Charts and diagrams as code:
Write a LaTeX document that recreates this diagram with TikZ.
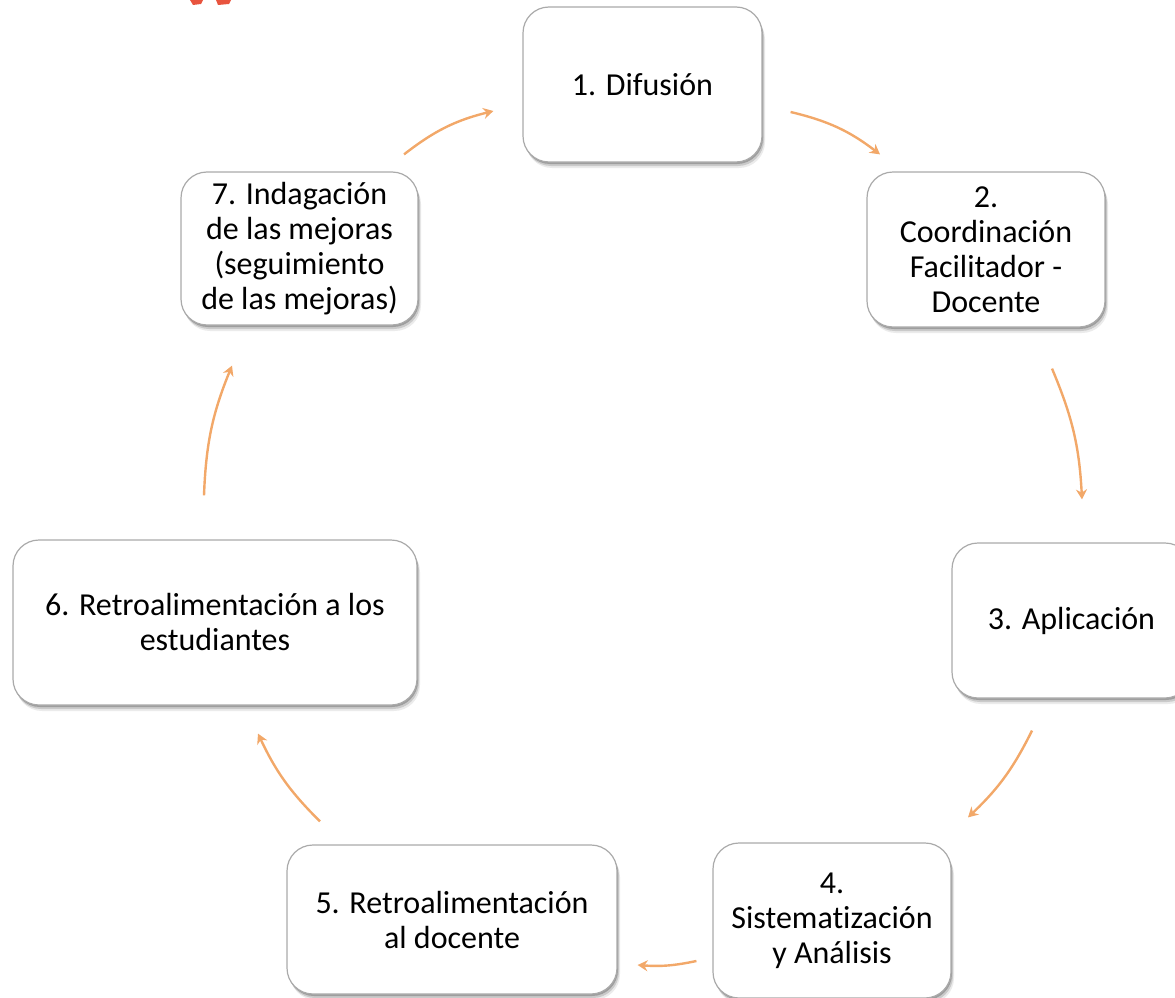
\documentclass[tikz,border=0pt]{standalone}
\usepackage{fontspec}
\setmainfont{Carlito}[Ligatures=NoCommon]
\usetikzlibrary{shadows,calc,arrows.meta}
\definecolor{arrc}{RGB}{242,168,105}
\definecolor{boxline}{RGB}{170,170,170}
\definecolor{redmark}{RGB}{232,84,62}
\begin{document}
\begin{tikzpicture}[x=1pt,y=-1pt,
  sh/.style={drop shadow={shadow xshift=1pt,shadow yshift=-2pt,opacity=.22,fill=black},
             drop shadow={shadow xshift=2pt,shadow yshift=-4pt,opacity=.14,fill=black},
             drop shadow={shadow xshift=3pt,shadow yshift=-6pt,opacity=.08,fill=black}},
  box/.style={draw=boxline, line width=1.2pt, fill=white, rounded corners=26pt,
              align=center, font=\fontsize{32}{35}\selectfont, inner sep=0pt, sh},
  arr/.style={draw=arrc, line width=2.4pt, -{Stealth[length=10pt,width=11pt]}}]
\useasboundingbox (0,0) rectangle (1175,998);
% red marks at the top edge
\fill[redmark] (190,0) -- (203,0) -- (201,4) -- (193,5) -- cycle;
\fill[redmark] (216,0) -- (231,0) -- (229,4) -- (218,5) -- cycle;
% boxes
\node[box, minimum width=239pt, minimum height=155pt] (n1) at (642.5,84.5) {1. Difusión};
\node[box, minimum width=238pt, minimum height=155pt] (n2) at (986,249.5) {2.\\Coordinación\\Facilitador -\\Docente};
\node[box, minimum width=239pt, minimum height=155pt] (n3) at (1071.5,620.5) {3. Aplicación};
\node[box, minimum width=238pt, minimum height=155pt] (n4) at (832,920.5) {4.\\Sistematización\\y Análisis};
\node[box, minimum width=330pt, minimum height=149pt] (n5) at (452,919.5) {5. Retroalimentación\\al docente};
\node[box, minimum width=404pt, minimum height=165pt] (n6) at (215,622.5) {6. Retroalimentación a los\\estudiantes};
\node[box, minimum width=237pt, minimum height=153pt] (n7) at (299.5,248.5) {7. Indagación\\de las mejoras\\(seguimiento\\de las mejoras)};
% arrows
\draw[arr] ($(n1.east)+(28,27.5)$) to[bend left=12] ($(n2.north)+(-106,-17)$);
\draw[arr] ($(n2.south)+(66,41)$) to[bend left=10] ($(n3.north)+(10.5,-43)$);
\draw[arr] ($(n3.south)+(-39.5,32)$) to[bend left=10] ($(n4.north)+(136,-25)$);
\draw[arr] ($(n4.west)+(-16,40.5)$) to[bend left=8] ($(n5.east)+(20,45.5)$);
\draw[arr] ($(n5.north)+(-132,-23)$) to[bend left=10] ($(n6.south)+(43,28)$);
\draw[arr] ($(n6.north)+(-11,-44)$) to[bend left=10] ($(n7.south)+(-67.5,40)$);
\draw[arr] ($(n7.north)+(104.5,-17)$) to[bend left=12] ($(n1.west)+(-29,26.5)$);
\end{tikzpicture}
\end{document}
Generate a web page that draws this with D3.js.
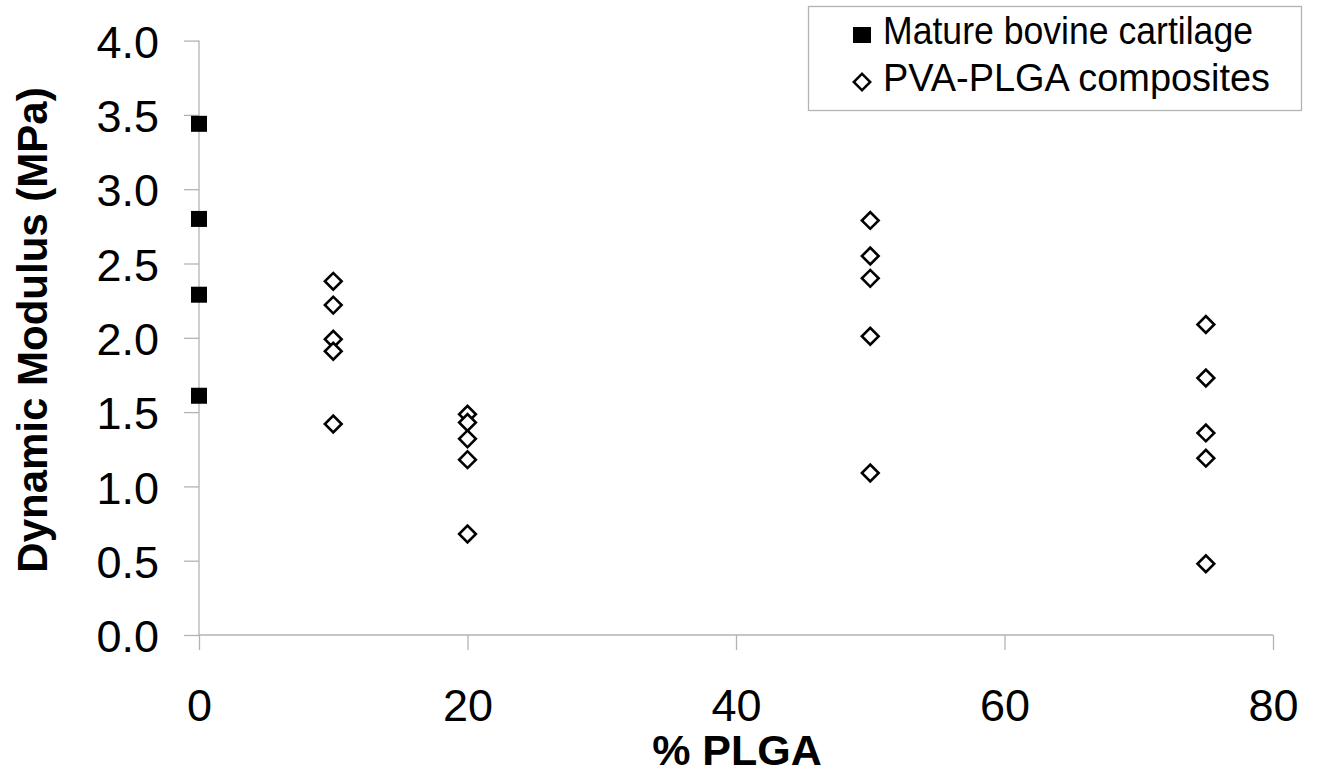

Written instruction: Copy the records exactly as they appear, excluding images.

Response to this exercise:
Write a LaTeX document that recreates this diagram with TikZ.
\documentclass[tikz,border=0pt]{standalone}
\usepackage{fontspec}
\setmainfont{Carlito}[Ligatures=NoCommon]
\usetikzlibrary{shadows,calc,arrows.meta}
\definecolor{arrc}{RGB}{242,168,105}
\definecolor{boxline}{RGB}{170,170,170}
\definecolor{redmark}{RGB}{232,84,62}
\begin{document}
\begin{tikzpicture}[x=1pt,y=-1pt,
  sh/.style={drop shadow={shadow xshift=1pt,shadow yshift=-2pt,opacity=.22,fill=black},
             drop shadow={shadow xshift=2pt,shadow yshift=-4pt,opacity=.14,fill=black},
             drop shadow={shadow xshift=3pt,shadow yshift=-6pt,opacity=.08,fill=black}},
  box/.style={draw=boxline, line width=1.2pt, fill=white, rounded corners=26pt,
              align=center, font=\fontsize{32}{35}\selectfont, inner sep=0pt, sh},
  arr/.style={draw=arrc, line width=2.4pt, -{Stealth[length=10pt,width=11pt]}}]
\useasboundingbox (0,0) rectangle (1175,998);
% red marks at the top edge
\fill[redmark] (190,0) -- (203,0) -- (201,4) -- (193,5) -- cycle;
\fill[redmark] (216,0) -- (231,0) -- (229,4) -- (218,5) -- cycle;
% boxes
\node[box, minimum width=239pt, minimum height=155pt] (n1) at (642.5,84.5) {1. Difusión};
\node[box, minimum width=238pt, minimum height=155pt] (n2) at (986,249.5) {2.\\Coordinación\\Facilitador -\\Docente};
\node[box, minimum width=239pt, minimum height=155pt] (n3) at (1071.5,620.5) {3. Aplicación};
\node[box, minimum width=238pt, minimum height=155pt] (n4) at (832,920.5) {4.\\Sistematización\\y Análisis};
\node[box, minimum width=330pt, minimum height=149pt] (n5) at (452,919.5) {5. Retroalimentación\\al docente};
\node[box, minimum width=404pt, minimum height=165pt] (n6) at (215,622.5) {6. Retroalimentación a los\\estudiantes};
\node[box, minimum width=237pt, minimum height=153pt] (n7) at (299.5,248.5) {7. Indagación\\de las mejoras\\(seguimiento\\de las mejoras)};
% arrows
\draw[arr] ($(n1.east)+(28,27.5)$) to[bend left=12] ($(n2.north)+(-106,-17)$);
\draw[arr] ($(n2.south)+(66,41)$) to[bend left=10] ($(n3.north)+(10.5,-43)$);
\draw[arr] ($(n3.south)+(-39.5,32)$) to[bend left=10] ($(n4.north)+(136,-25)$);
\draw[arr] ($(n4.west)+(-16,40.5)$) to[bend left=8] ($(n5.east)+(20,45.5)$);
\draw[arr] ($(n5.north)+(-132,-23)$) to[bend left=10] ($(n6.south)+(43,28)$);
\draw[arr] ($(n6.north)+(-11,-44)$) to[bend left=10] ($(n7.south)+(-67.5,40)$);
\draw[arr] ($(n7.north)+(104.5,-17)$) to[bend left=12] ($(n1.west)+(-29,26.5)$);
\end{tikzpicture}
\end{document}
Generate a web page that draws this with D3.js.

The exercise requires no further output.